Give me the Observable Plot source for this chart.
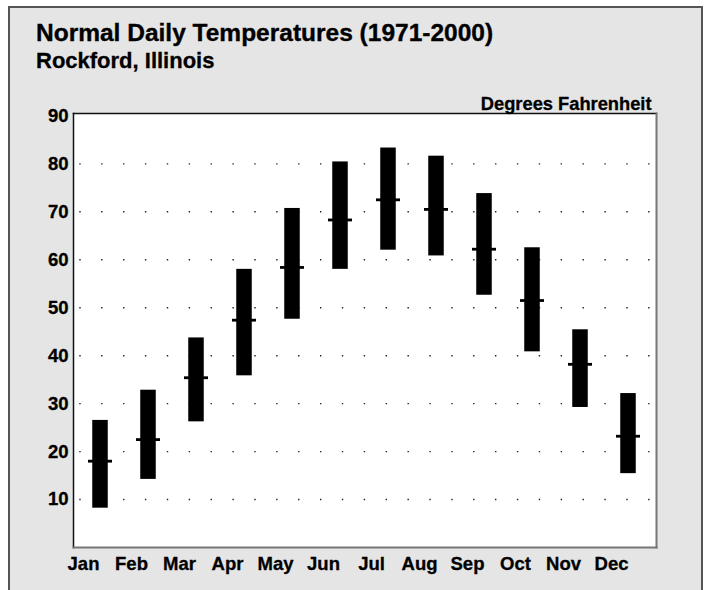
<!DOCTYPE html>
<html>
<head>
<meta charset="utf-8">
<script src="https://cdn.jsdelivr.net/npm/d3@7"></script>
<script src="https://cdn.jsdelivr.net/npm/@observablehq/plot@0.6"></script>
<style>
  html, body { margin: 0; padding: 0; background: #ffffff; }
  body { width: 710px; height: 590px; position: relative; overflow: hidden;
         font-family: "Liberation Sans", Arial, Helvetica, sans-serif; color: #000; }
  #box { position: absolute; left: 8px; top: 6px; width: 695px; height: 600px;
         background: #e5e5e5; border: 2px solid #555; border-bottom: none; box-sizing: border-box; }
  #title { position: absolute; left: 36px; top: 21.3px; font-size: 24.5px; line-height: 24.5px; font-weight: bold; white-space: nowrap; -webkit-text-stroke: 0.35px #000; }
  #subtitle { position: absolute; left: 36px; top: 49.5px; font-size: 22px; line-height: 22px; font-weight: bold; white-space: nowrap; -webkit-text-stroke: 0.3px #000; }
  #chart { position: absolute; left: 0; top: 80px; }
  #chart svg text { stroke: #000; stroke-width: 0.3px; }
</style>
</head>
<body>
<div id="box"></div>
<div id="title">Normal Daily Temperatures (1971-2000)</div>
<div id="subtitle">Rockford, Illinois</div>
<div id="chart"></div>
<script>
const months = ["Jan","Feb","Mar","Apr","May","Jun","Jul","Aug","Sep","Oct","Nov","Dec"];
const highs  = [26.5, 32.8, 43.7, 58.0, 70.7, 80.4, 83.3, 81.6, 73.8, 62.5, 45.4, 32.1];
const lows   = [ 8.2, 14.2, 26.2, 35.8, 47.6, 58.0, 62.0, 60.8, 52.6, 40.8, 29.2, 15.4];
const means  = [18.0, 22.5, 35.4, 47.4, 58.4, 68.3, 72.5, 70.5, 62.2, 51.5, 38.2, 23.2];
const yTicks = [10, 20, 30, 40, 50, 60, 70, 80, 90];
const gridValues = [10, 20, 30, 40, 50, 60, 70, 80];
const unitLabel = "Degrees Fahrenheit";

const data = months.map((m, i) => ({month: m, high: highs[i], low: lows[i], mean: means[i]}));

const chart = Plot.plot({
  width: 710,
  height: 510,
  marginTop: 33,
  marginBottom: 43,
  marginLeft: 73,
  marginRight: 54,
  style: {background: "transparent", overflow: "visible", fontFamily: "'Liberation Sans', Arial, Helvetica, sans-serif", color: "#000"},
  x: {type: "band", domain: months, range: [76.3, 652.3], padding: 0, label: null},
  y: {domain: [0, 90.5], label: null},
  marks: [
    Plot.frame({fill: "white", stroke: null}),
    Plot.ruleY(gridValues, {stroke: "#222", strokeWidth: 1.4, strokeDasharray: "1.4,20.48", strokeDashoffset: 15.6}),
    Plot.rectY(data, {x: "month", y1: "low", y2: "high", fill: "black", insetLeft: 16.25, insetRight: 16.25}),
    Plot.tickY(data, {x: "month", y: "mean", stroke: "black", strokeWidth: 2.8, insetLeft: 12, insetRight: 12}),
    Plot.frame({anchor: "top", stroke: "#111", strokeWidth: 1.5}),
    Plot.frame({anchor: "left", stroke: "#111", strokeWidth: 1.5}),
    Plot.frame({anchor: "right", stroke: "#777", strokeWidth: 2}),
    Plot.frame({anchor: "bottom", stroke: "#777", strokeWidth: 2}),
    Plot.axisY({ticks: yTicks, tickSize: 0, tickPadding: 5, fontSize: 18.5, fontWeight: "bold", label: null}),
    Plot.axisX({tickSize: 0, tickPadding: 9, dx: -17, fontSize: 18.5, fontWeight: "bold", label: null}),
    Plot.text([unitLabel], {frameAnchor: "top-right", text: d => d, textAnchor: "end", lineAnchor: "bottom", dx: -5, dy: -4, fontSize: 18.3, fontWeight: "bold", fill: "black"})
  ]
});
document.getElementById("chart").appendChild(chart);
</script>
</body>
</html>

Required work: Identify and copy the lines holding the word "chart".

Written solution:
Give me the Observable Plot source for this chart.
  #chart { position: absolute; left: 0; top: 80px; }
  #chart svg text { stroke: #000; stroke-width: 0.3px; }
<div id="chart"></div>
const chart = Plot.plot({
document.getElementById("chart").appendChild(chart);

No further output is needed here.